"Did questioning his daughter’s world history course make David Flynn unfit to coach football?; The controversy opens a local front in the ongoing culture war waged in public schools across the country over critical race theory" by Joan Vennochi Globe Columnist, May 5, 2021
David Flynn was a popular Dedham High School football coach with a winning record — and the father of a Dedham seventh-grader — when he raised concerns about his daughter’s world history curriculum. A few months later, his contract was not renewed and he lost his coaching job.
In a federal lawsuit filed against three Dedham school administrators, Flynn claims his termination was punishment for objecting to the course material and therefore violated his First Amendment rights. “This was a straightforward retaliation claim, where someone complained about an issue in their school and they were fired for it,” Tom Fitton, president of Judicial Watch, a conservative group representing Flynn in court, told me.
Flynn and his wife were questioning a course that was called “World Geography and Ancient History,” but, according to the complaint, it focused instead on race, gender, and discrimination issues and was taught by a teacher who was allegedly using an avatar of herself wearing a Black Lives Matter T-shirt. The controversy opens a local front in the ongoing culture war waged in public schools across the country over critical race theory, an academic framework that analyzes how racism is woven into American institutions and life, but it comes with an interesting twist: Did raising concerns as a parent make Flynn unfit to coach football in Dedham?
The school system denies that’s what happened, but, according to a letter cited in the lawsuit, which was publicly released at the time of Flynn’s termination and signed by the three defendants, Dedham parents and football players were told that Flynn “expressed significant philosophical differences with the direction, goals, and values of the school district. Due to these differences, we felt it best to seek different leadership for the program at this time.” The letter didn’t specify what values were at issue, but hypothetically speaking, what if a parent-coach expressed concerns about a teacher who created an avatar sporting a red MAGA hat? Whose job would be on the line then?
Dedham school officials didn’t respond to an e-mail seeking comment. Brian E. Lewis, the lawyer representing the three defendants — Dedham Superintendent Michael J. Welch, Dedham High School principal Jim Forrest, and athletic director Stephen Traister — e-mailed a copy of the answer filed in response to the suit. In it, the defendants deny the allegations but say that even if true, there was “a superseding state interest” in making the decision at issue in the complaint.
Harvey Silverglate, a lawyer who specializes in First Amendment cases, said the lawsuit is among several filed “around the country by plaintiffs who claim to be victimized by the increasing politicization of education.” In his view, it has “a rough uphill climb because the school has a very broad pedagogical authority,” but does that authority also mean that every faculty member and coach must share the same political view? “I guess the outcome might turn on which persona emerges as the primary one — coach or parent,” said Silverglate.
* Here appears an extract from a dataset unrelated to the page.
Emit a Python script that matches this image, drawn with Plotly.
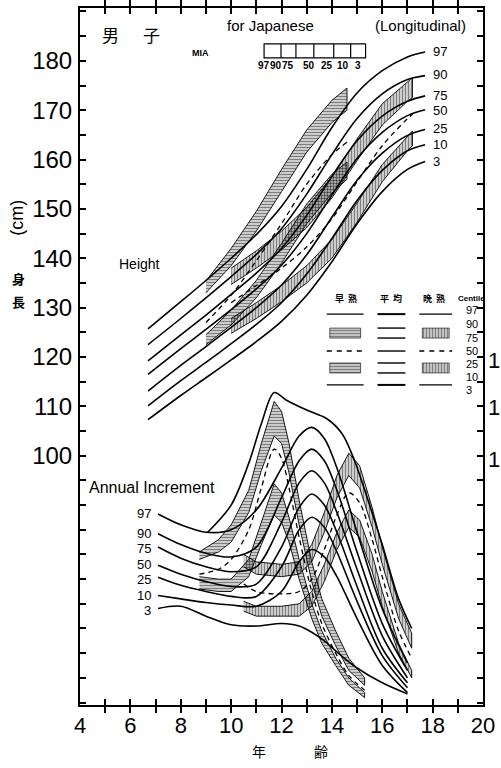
import plotly.graph_objects as go

# ---------------- data ----------------
# Height (cm), average maturers, 7 centiles
AGE_H = [6.7, 8, 9, 10, 11, 12, 13, 14, 15, 16, 17, 17.7]
H_AVG_97 = [125.7, 131.2, 135.5, 140.0, 144.8, 150.5, 158.0, 166.5, 173.5, 178.0, 180.8, 181.8]
H_AVG_90 = [122.5, 127.8, 132.0, 136.3, 140.8, 146.0, 153.0, 161.0, 168.3, 173.3, 176.2, 177.0]
H_AVG_75 = [119.2, 124.5, 128.5, 132.7, 137.0, 142.0, 148.7, 156.6, 163.8, 168.8, 171.8, 172.9]
H_AVG_50 = [116.5, 121.7, 125.6, 129.6, 133.8, 138.6, 145.0, 152.8, 160.2, 165.5, 168.9, 170.1]
H_AVG_25 = [113.1, 118.3, 122.1, 126.0, 130.0, 134.6, 140.7, 148.3, 155.8, 161.3, 164.9, 166.1]
H_AVG_10 = [110.1, 115.2, 118.9, 122.7, 126.6, 131.0, 136.8, 144.0, 151.7, 157.8, 161.8, 163.0]
H_AVG_3 = [107.3, 112.2, 115.8, 119.4, 123.1, 127.2, 132.5, 139.3, 147.0, 153.5, 158.0, 159.6]

# Height, early maturers
AGE_HE = [9, 10, 11, 12, 13, 14, 14.6]
H_E_90 = [135.4, 142.0, 149.5, 158.0, 166.0, 172.0, 174.5]
H_E_75 = [133.0, 138.5, 145.5, 153.5, 161.5, 167.5, 170.0]
H_E_50 = [127.0, 132.5, 139.5, 147.0, 155.0, 161.0, 163.5]
H_E_25 = [124.5, 129.5, 135.5, 143.0, 151.0, 157.0, 159.5]
H_E_10 = [122.5, 126.5, 132.0, 139.0, 147.0, 153.2, 156.0]

# Height, late maturers
AGE_HL = [10, 11, 12, 13, 14, 15, 16, 17, 17.2]
H_L_90 = [138.0, 141.5, 145.5, 150.3, 156.5, 164.2, 171.3, 175.8, 176.6]
H_L_75 = [134.7, 138.0, 141.7, 146.2, 152.2, 159.8, 167.0, 171.8, 172.6]
H_L_50 = [131.0, 134.5, 138.0, 142.3, 148.0, 155.5, 162.8, 168.3, 169.2]
H_L_25 = [127.8, 131.0, 134.5, 138.5, 143.8, 151.2, 159.0, 164.8, 165.8]
H_L_10 = [124.8, 127.8, 131.2, 135.0, 140.0, 147.3, 155.5, 161.8, 162.8]

# Annual increment (cm / year), average maturers
AGE_I = [7.1, 8, 9, 10, 11, 12, 12.7, 13.2, 13.7, 14.2, 15, 16, 17]
I_AVG_97 = [7.74, 7.30, 7.00, 7.10, 7.90, 9.60, 10.90, 11.25, 10.80, 9.60, 7.00, 3.90, 1.70]
I_AVG_90 = [6.94, 6.50, 6.15, 6.00, 6.40, 8.40, 9.90, 10.37, 9.90, 8.70, 6.20, 3.30, 1.40]
I_AVG_75 = [6.40, 5.95, 5.60, 5.40, 5.60, 7.40, 9.00, 9.49, 9.00, 7.80, 5.50, 2.80, 1.10]
I_AVG_50 = [5.66, 5.30, 5.00, 4.80, 4.90, 6.40, 8.00, 8.55, 8.10, 7.00, 4.80, 2.30, 0.90]
I_AVG_25 = [5.18, 4.85, 4.60, 4.40, 4.40, 5.60, 7.10, 7.61, 7.20, 6.20, 4.20, 2.00, 0.70]
I_AVG_10 = [4.44, 4.30, 4.15, 4.05, 4.00, 4.60, 5.80, 6.30, 6.00, 5.20, 3.50, 1.60, 0.50]
I_AVG_3 = [3.91, 4.00, 3.60, 3.25, 3.20, 3.30, 3.20, 2.95, 2.60, 2.15, 1.50, 0.90, 0.45]

# Annual increment, early maturers
AGE_IE97 = [9.07, 10, 10.7, 11.2, 11.71, 12.2, 13.0, 13.8, 14.4, 14.9, 15.5, 16, 16.65, 17.17]
I_E_97 = [7.00, 8.10, 9.80, 11.40, 12.66, 12.35, 11.95, 11.60, 11.00, 9.90, 8.10, 6.50, 4.30, 3.10]
AGE_IE = [8.74, 9.5, 10, 10.7, 11.2, 11.71, 12.0, 12.3, 12.7, 13.2, 13.6, 14.15, 14.67, 15.3]
I_E_90 = [6.20, 6.70, 7.30, 8.70, 10.60, 12.30, 11.90, 10.60, 8.30, 5.80, 4.30, 3.00, 1.90, 1.10]
I_E_75 = [5.90, 6.20, 6.60, 7.80, 9.50, 10.90, 10.60, 9.40, 7.30, 5.00, 3.60, 2.40, 1.40, 0.80]
I_E_50 = [5.30, 5.50, 5.90, 7.10, 8.80, 10.37, 10.00, 8.80, 6.80, 4.60, 3.30, 2.10, 1.20, 0.60]
I_E_25 = [5.20, 5.10, 5.10, 5.90, 7.40, 8.96, 8.60, 7.60, 5.90, 4.10, 3.00, 1.90, 1.10, 0.50]
I_E_10 = [4.70, 4.60, 4.60, 5.20, 6.50, 7.70, 7.40, 6.60, 5.10, 3.50, 2.50, 1.60, 0.80, 0.30]

# Annual increment, late maturers
AGE_IL = [10.5, 11, 12, 12.7, 13.2, 13.7, 14.2, 14.67, 15.1, 15.6, 16, 16.65, 17.17]
I_L_90 = [6.10, 5.80, 5.70, 5.80, 6.50, 7.80, 9.30, 10.20, 9.70, 8.00, 6.40, 4.10, 2.90]
I_L_75 = [5.60, 5.30, 5.20, 5.30, 5.80, 7.00, 8.40, 9.30, 8.80, 7.20, 5.70, 3.50, 2.30]
I_L_50 = [4.90, 4.60, 4.50, 4.60, 5.10, 6.30, 7.70, 8.60, 8.20, 6.70, 5.20, 3.00, 1.90]
I_L_25 = [4.20, 4.00, 4.00, 4.10, 4.60, 5.70, 7.00, 7.90, 7.50, 6.10, 4.60, 2.50, 1.40]
I_L_10 = [3.80, 3.60, 3.60, 3.60, 4.00, 5.00, 6.30, 7.20, 6.80, 5.40, 4.00, 2.10, 1.10]

CENTILES = ["97", "90", "75", "50", "25", "10", "3"]
X_TICKS = list(range(4, 21))
Y_TICKS = list(range(50, 191, 5))

# ---------------- layout geometry ----------------
W, H = 501, 768
PL, PR, PT, PB = 80, 485, 6, 705          # plot area in pixels
YMIN = 100 - (PB - 455) / 4.95
YMAX = 100 + (455 - PT) / 4.95
INC_MAX = (YMAX - YMIN) / 5.0


def px(xp):  # pixel -> paper x
    return (xp - PL) / (PR - PL)


def py(yp):  # pixel -> paper y
    return (PB - yp) / (PB - PT)


def dx(xp):  # pixel -> age
    return 4 + (xp - PL) / ((PR - PL) / 16)


def dy(yp):  # pixel -> height value
    return 100 + (455 - yp) / 4.95


SANS = "Liberation Sans, Arial, sans-serif"
CJK = "Noto Sans CJK JP, sans-serif"

fig = go.Figure()


def line(x, y, axis="y", dash="solid", width=1.6):
    fig.add_trace(go.Scatter(x=x, y=y, yaxis=axis, mode="lines",
                             line=dict(color="black", width=width, dash=dash, shape="spline", smoothing=0.9),
                             hoverinfo="skip", showlegend=False))


def band(x, upper, lower, shape, axis="y", size=3, solidity=0.6):
    fig.add_trace(go.Scatter(x=list(x) + list(x)[::-1], y=list(upper) + list(lower)[::-1], yaxis=axis,
                             mode="lines", fill="toself", fillcolor="rgba(0,0,0,0)",
                             fillpattern=dict(shape=shape, fgcolor="black", bgcolor="rgba(0,0,0,0)",
                                              size=size, solidity=solidity),
                             line=dict(color="black", width=0.9),
                             hoverinfo="skip", showlegend=False))


# ----- height chart -----
for arr in [H_AVG_97, H_AVG_90, H_AVG_75, H_AVG_50, H_AVG_25, H_AVG_10, H_AVG_3]:
    line(AGE_H, arr)
band(AGE_HE, H_E_90, H_E_75, "-")
band(AGE_HE, H_E_25, H_E_10, "-")
line(AGE_HE, H_E_50, dash="5px,4px", width=1.3)
band(AGE_HL, H_L_90, H_L_75, "|")
band(AGE_HL, H_L_25, H_L_10, "|")
line(AGE_HL, H_L_50, dash="5px,4px", width=1.3)

# ----- increment chart -----
for arr in [I_AVG_97, I_AVG_90, I_AVG_75, I_AVG_50, I_AVG_25, I_AVG_10, I_AVG_3]:
    line(AGE_I, arr, axis="y2")
line(AGE_IE97, I_E_97, axis="y2")
band(AGE_IE, I_E_90, I_E_75, "-", axis="y2")
band(AGE_IE, I_E_25, I_E_10, "-", axis="y2")
line(AGE_IE, I_E_50, axis="y2", dash="5px,4px", width=1.3)
band(AGE_IL, I_L_90, I_L_75, "|", axis="y2")
band(AGE_IL, I_L_25, I_L_10, "|", axis="y2")
line(AGE_IL, I_L_50, axis="y2", dash="5px,4px", width=1.3)

# ----- legend table (early / average / late) -----
COLS = [(328, 365), (379, 407), (421, 454)]
ROW_97, ROW_90_75, ROW_50, ROW_25_10, ROW_3 = 313, (327, 337), 350, (362, 372), 384
for i, (a, b) in enumerate(COLS):
    for r in (ROW_97, ROW_3):
        fig.add_trace(go.Scatter(x=[dx(a), dx(b)], y=[dy(r)] * 2, mode="lines",
                                 line=dict(color="black", width=1.4 if i != 1 else 2),
                                 hoverinfo="skip", showlegend=False))
    if i == 1:
        for r in list(ROW_90_75) + list(ROW_25_10) + [ROW_50]:
            fig.add_trace(go.Scatter(x=[dx(a), dx(b)], y=[dy(r)] * 2, mode="lines",
                                     line=dict(color="black", width=1.4), hoverinfo="skip", showlegend=False))
    else:
        shp = "-" if i == 0 else "|"
        for (r0, r1) in [ROW_90_75, ROW_25_10]:
            fig.add_trace(go.Scatter(x=[dx(a + 3), dx(b - 3), dx(b - 3), dx(a + 3), dx(a + 3)],
                                     y=[dy(r0), dy(r0), dy(r1), dy(r1), dy(r0)], mode="lines", fill="toself",
                                     fillcolor="rgba(0,0,0,0)",
                                     fillpattern=dict(shape=shp, fgcolor="black", bgcolor="rgba(0,0,0,0)",
                                                      size=3, solidity=0.65),
                                     line=dict(color="black", width=0.6), hoverinfo="skip", showlegend=False))
        fig.add_trace(go.Scatter(x=[dx(a), dx(b)], y=[dy(ROW_50)] * 2, mode="lines",
                                 line=dict(color="black", width=1.3, dash="5px,5px"), hoverinfo="skip",
                                 showlegend=False))

ann = []


def text(t, xp, yp, size, font=SANS, xanchor="center", angle=0, bold=False):
    ann.append(dict(text=("<b>%s</b>" % t) if bold else t, x=px(xp), y=py(yp), xref="paper", yref="paper",
                    showarrow=False, xanchor=xanchor, yanchor="middle", textangle=angle,
                    font=dict(size=size, family=font, color="black")))


# header texts
text("男", 111, 33, 17, CJK)
text("子", 152, 33, 17, CJK)
text("for Japanese", 271, 24, 15)
text("(Longitudinal)", 422, 24, 15)
text("MIA", 201, 51, 9, SANS, bold=True)
text("Height", 140, 263, 14)
text("Annual Increment", 152, 487, 16)

# MIA box
BOX_X = [265, 282, 297, 315, 335, 352, 367]
shapes = [dict(type="rect", xref="paper", yref="paper", x0=px(265), x1=px(367), y0=py(56), y1=py(42),
               line=dict(color="black", width=1.2))]
for xb in BOX_X[1:-1]:
    shapes.append(dict(type="line", xref="paper", yref="paper", x0=px(xb), x1=px(xb), y0=py(56), y1=py(42),
                       line=dict(color="black", width=1.2)))
for lab, xl in zip(CENTILES, [265, 277, 289, 310, 328, 344, 359]):
    text(lab, xl, 64, 10, SANS, bold=True)

# right-end centile labels on height chart
for lab, yl in zip(CENTILES, [50, 73, 94, 109, 127, 143, 160]):
    text(lab, 433, yl, 13, SANS, xanchor="left")
# left-start centile labels on increment chart
for lab, yl in zip(CENTILES, [513, 533, 548, 564, 579, 595, 610]):
    text(lab, 153, yl, 13, SANS, xanchor="right")

# legend table header and labels
for t, xl in [("早  熟", 347), ("平  均", 393), ("晩  熟", 436)]:
    text(t, xl, 297, 9, CJK, bold=True)
text("Centile", 458, 297, 8, SANS, xanchor="left", bold=True)
for lab, yl in zip(CENTILES, [309, 323, 337, 350, 363, 376, 389]):
    text(lab, 466, yl, 11, SANS, xanchor="left")

# axis titles
text("(cm)", 17, 216, 18, SANS, angle=-90)
text("身", 18, 277, 13, CJK, bold=True)
text("長", 18, 300, 13, CJK, bold=True)
text("年", 260, 751, 14, CJK)
text("齢", 322, 751, 14, CJK)

# fragments of the neighbouring chart's scale visible at the right edge
for yl in [360, 407, 459]:
    text("1", 496, yl, 22, SANS)

fig.update_layout(
    width=W, height=H,
    margin=dict(l=PL, r=W - PR, t=PT, b=H - PB),
    paper_bgcolor="white", plot_bgcolor="white",
    showlegend=False,
    annotations=ann, shapes=shapes,
    xaxis=dict(range=[4, 20], tickvals=X_TICKS,
               ticktext=[str(v) if v % 2 == 0 else "" for v in X_TICKS],
               ticks="inside", ticklen=6, tickwidth=1.5, tickcolor="black",
               showline=True, linewidth=2, linecolor="black", mirror="allticks",
               showgrid=False, zeroline=False, ticklabelstandoff=0,
               tickfont=dict(size=22, family=SANS, color="black")),
    yaxis=dict(range=[YMIN, YMAX], tickvals=Y_TICKS,
               ticktext=[str(v) if (v % 10 == 0 and 100 <= v <= 180) else "" for v in Y_TICKS],
               ticks="inside", ticklen=6, tickwidth=1.5, tickcolor="black",
               showline=True, linewidth=2, linecolor="black", mirror="allticks",
               showgrid=False, zeroline=False, ticklabelstandoff=1,
               tickfont=dict(size=24, family=SANS, color="black")),
    yaxis2=dict(range=[0, INC_MAX], overlaying="y", visible=False),
)

fig.write_html("out.html")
So far, there’s no evidence Flynn imposed his politics on the locker room. What he did was build a successful football program. The year before he was hired, the team had a 1-10 season. Since 2017, the team has compiled an overall 19-14 record. As a coach, Flynn seemed to be well-liked and respected.....
At least he didn't create a Holocau$t™ like the coach in Duxbury, who had a win-at-all-costs, leave-it-all-on-the-field style of play that helped mask a very different team culture, and that wasn't all that was wrong at the school:
"The superintendent of the Duxbury school system is leaving the district with two years left in his contract after back-to-back controversies rocked the South Shore town this spring. He has been appointed to the top job in the North Attleborough schools, pending contract negotiations. John Antonucci’s four-year tenure at the helm of the Duxbury Public Schools ended turbulently, after two scandals this spring prompted the firing of two of the high school’s championship-winning varsity coaches. Dave Maimaron, the high school’s popular but controversial football coach, was dismissed after players used Holocaust-related play calls during a game in March. The Globe also found that Maimaron fostered an unprofessional and vulgar culture over his 15-year run as head coach. Within two weeks came an unrelated crisis of even greater proportions: A Duxbury family accused John Blake — a physical education teacher who also coached the Duxbury boys hockey team since 2003 — of repeatedly sexually assaulting their son in the mid-2000s, creating a life of addiction and torment that ended in his death by overdose at age 27....."
That's a major misconduct, and can you imagine the mental health crisis the kid must have had after being left to fend for himself?